UrbEx: Adventure, Invention and History in non-spaces | SUSAN BIRD

.We jumped down from the bridge into the concreted drain that ran through the park. At this stage, we were still above ground, and the sides of the waterway were coated with colourful street art. It was a hot day, and the coolness and seclusion of the tunnel was welcomed.

As we walked through the tunnel, it became evident that it had been frequently used by graffiti artists and by many explorers before. We walked for what seemed like kilometres into the bowels of the earth. At some points, trickles of water or light seeped into the tunnel. Most of the time, though, without the artificial light of the torches, we were in complete darkness.
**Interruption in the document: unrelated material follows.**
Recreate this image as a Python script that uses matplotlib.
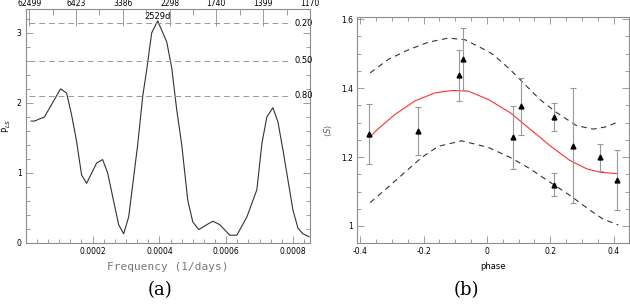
import matplotlib.pyplot as plt
from matplotlib.ticker import MultipleLocator, FixedLocator
import numpy as np

# ---- panel (a): Lomb-Scargle periodogram ----
freq = [1.6e-5, 2.6e-5, 5.6e-5, 1.04e-4, 1.22e-4, 1.37e-4, 1.52e-4, 1.67e-4,
        1.82e-4, 2.12e-4, 2.30e-4, 2.45e-4, 2.78e-4, 2.93e-4, 3.08e-4, 3.35e-4,
        3.50e-4, 3.62e-4, 3.77e-4, 3.95e-4, 4.22e-4, 4.37e-4, 4.52e-4, 4.67e-4,
        4.85e-4, 5.00e-4, 5.18e-4, 5.42e-4, 5.60e-4, 5.81e-4, 6.11e-4, 6.32e-4,
        6.62e-4, 6.92e-4, 7.07e-4, 7.22e-4, 7.40e-4, 7.55e-4, 7.70e-4, 7.85e-4,
        8.00e-4, 8.15e-4, 8.30e-4, 8.48e-4]
power = [1.74, 1.74, 1.80, 2.20, 2.14, 1.83, 1.45, 0.97,
         0.85, 1.14, 1.19, 1.00, 0.26, 0.13, 0.37, 1.40,
         2.09, 2.47, 3.00, 3.17, 2.87, 2.50, 1.90, 1.40,
         0.61, 0.30, 0.19, 0.26, 0.31, 0.26, 0.11, 0.11,
         0.37, 0.76, 1.42, 1.80, 1.93, 1.73, 1.33, 0.90,
         0.47, 0.21, 0.13, 0.09]
fap_levels = [3.14, 2.60, 2.10]
fap_labels = ['0.20', '0.50', '0.80']
period_labels = ['62499', '6423', '3386', '2298', '1740', '1399', '1170']
peak_label = '2529d'

# ---- panel (b): phased data ----
phase = [-0.372, -0.217, -0.087, -0.077, 0.083, 0.107, 0.213, 0.213, 0.273, 0.357, 0.411]
S = [1.268, 1.276, 1.437, 1.484, 1.257, 1.347, 1.317, 1.120, 1.233, 1.199, 1.132]
S_err = [0.087, 0.070, 0.074, 0.089, 0.092, 0.083, 0.041, 0.033, 0.167, 0.040, 0.087]

fit_ph = [-0.372, -0.345, -0.29, -0.227, -0.164, -0.111, -0.059, 0.004,
          0.073, 0.136, 0.199, 0.262, 0.315, 0.357, 0.411]
fit_S = [1.256, 1.281, 1.324, 1.363, 1.386, 1.393, 1.391, 1.367,
         1.329, 1.281, 1.233, 1.190, 1.166, 1.156, 1.152]

up_ph = [-0.369, -0.312, -0.248, -0.185, -0.122, -0.069, 0.004, 0.020, 0.073,
         0.115, 0.167, 0.220, 0.283, 0.336, 0.378, 0.415]
up_S = [1.444, 1.483, 1.511, 1.533, 1.545, 1.540, 1.506, 1.497, 1.454,
        1.415, 1.367, 1.329, 1.291, 1.281, 1.288, 1.302]

lo_ph = [-0.369, -0.312, -0.259, -0.206, -0.154, -0.080, 0.004, 0.073,
         0.136, 0.199, 0.262, 0.325, 0.367, 0.415]
lo_S = [1.068, 1.113, 1.156, 1.199, 1.231, 1.247, 1.228, 1.199,
        1.166, 1.127, 1.089, 1.046, 1.020, 1.003]

frame = '#8c8c8c'


def style_axes(ax):
    for sp in ax.spines.values():
        sp.set_color(frame)
        sp.set_linewidth(0.8)
    ax.tick_params(which='both', direction='in', color=frame, width=0.6,
                   labelsize=5.5, pad=3, top=True, right=True)
    ax.tick_params(which='major', length=5)
    ax.tick_params(which='minor', length=3)


fig = plt.figure(figsize=(6.3, 3.04), dpi=100)

# (a)
ax1 = fig.add_axes([0.041, 0.201, 0.451, 0.770])
xmin, xmax = 0.0, 8.51e-4
ax1.plot(freq, power, color='#333333', lw=0.8)
for lev, lab in zip(fap_levels, fap_labels):
    ax1.plot([1.0e-5, 7.9e-4], [lev, lev], color='#999999', lw=0.7, ls=(0, (6, 4)))
    ax1.text(8.06e-4, lev, lab, fontsize=6, va='center', ha='left')
ax1.text(3.954e-4, 3.24, peak_label, fontsize=6, ha='center', va='center')
ax1.set_xlim(xmin, xmax)
ax1.set_ylim(0, 3.343)
style_axes(ax1)
ax1.tick_params(top=False)
ax1.xaxis.set_major_locator(FixedLocator([0.0002, 0.0004, 0.0006, 0.0008]))
ax1.xaxis.set_minor_locator(MultipleLocator(0.0002 / 6))
ax1.xaxis.set_major_formatter(plt.FuncFormatter(lambda v, p: '%.4f' % v))
ax1.yaxis.set_major_locator(FixedLocator([0, 1, 2, 3]))
ax1.yaxis.set_minor_locator(MultipleLocator(0.2))
ax1.set_xlabel('Frequency (1/days)', family='DejaVu Sans Mono', fontsize=8,
               color='#777777', labelpad=4)
ax1.set_ylabel(r'P$_{LS}$', fontsize=6, labelpad=3)

top = ax1.twiny()
top.set_xlim(xmin, xmax)
top_pos = np.linspace(1.0e-5, xmax, 7)
top.xaxis.set_major_locator(FixedLocator(top_pos))
top.xaxis.set_minor_locator(FixedLocator(np.linspace(1.0e-5, xmax, 13)))
top.set_xticklabels(period_labels)
for sp in top.spines.values():
    sp.set_visible(False)
top.tick_params(which='both', direction='in', color=frame, width=0.6,
                labelsize=5.5, pad=0.3)
top.tick_params(which='major', length=12)
top.tick_params(which='minor', length=4)

fig.text(0.254, 0.03, '(a)', family='DejaVu Serif', fontsize=13, ha='center')

# (b)
ax2 = fig.add_axes([0.567, 0.201, 0.432, 0.743])
ax2.plot(up_ph, up_S, color='#333333', lw=0.8, ls=(0, (5, 4)))
ax2.plot(lo_ph, lo_S, color='#333333', lw=0.8, ls=(0, (5, 4)))
ax2.plot(fit_ph, fit_S, color='#ff3030', lw=0.8)
ax2.errorbar(phase, S, yerr=S_err, fmt='none', ecolor='#999999', elinewidth=0.8,
             capsize=2.5, capthick=0.8)
ax2.plot(phase, S, ls='none', marker='^', ms=3.5, color='black')
ax2.set_xlim(-0.41, 0.45)
ax2.set_ylim(0.951, 1.606)
style_axes(ax2)
ax2.xaxis.set_major_locator(MultipleLocator(0.2))
ax2.xaxis.set_minor_locator(MultipleLocator(0.05))
ax2.yaxis.set_major_locator(MultipleLocator(0.2))
ax2.yaxis.set_minor_locator(MultipleLocator(0.05))
ax2.xaxis.set_major_formatter(plt.FuncFormatter(lambda v, p: '%g' % round(v, 2)))
ax2.yaxis.set_major_formatter(plt.FuncFormatter(lambda v, p: '%g' % round(v, 2)))
ax2.set_xlabel('phase', fontsize=6, labelpad=4)
ax2.set_ylabel(r'$\langle S\rangle$', fontsize=6, color='#555555', labelpad=5)

fig.text(0.741, 0.03, '(b)', family='DejaVu Serif', fontsize=13, ha='center')

fig.savefig('out.png', dpi=100)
At one point, the tunnel twisted around a corner and opened up a little. Our leader shone his torch upwards and we could see wooden floorboards above. There were also pipes and electrical wires visible. It sounded as if someone were walking above. He explained to us that we were underneath a shop on Glenferrie road in Hawthorn.[1] The people above were oblivious to our presence and continued to shop, blissfully unaware. I wondered what would happen to the shop if there were ever a flood in the tunnel. I didn't imagine it could have ever happened since the tunnel was built.

A bit further into the tunnel was a well-lit area, where beams of light seemed blinding after the dim yellow lumen of 20 torches. At this point, our guide stopped to show us the graffiti on the wall. This graffiti was not of the colourful kind, but a list of names. Every time there was an expo here, the leader would inscribe the names of the participants on the wall. Our pseudonyms were given, and the dark walls made us famous.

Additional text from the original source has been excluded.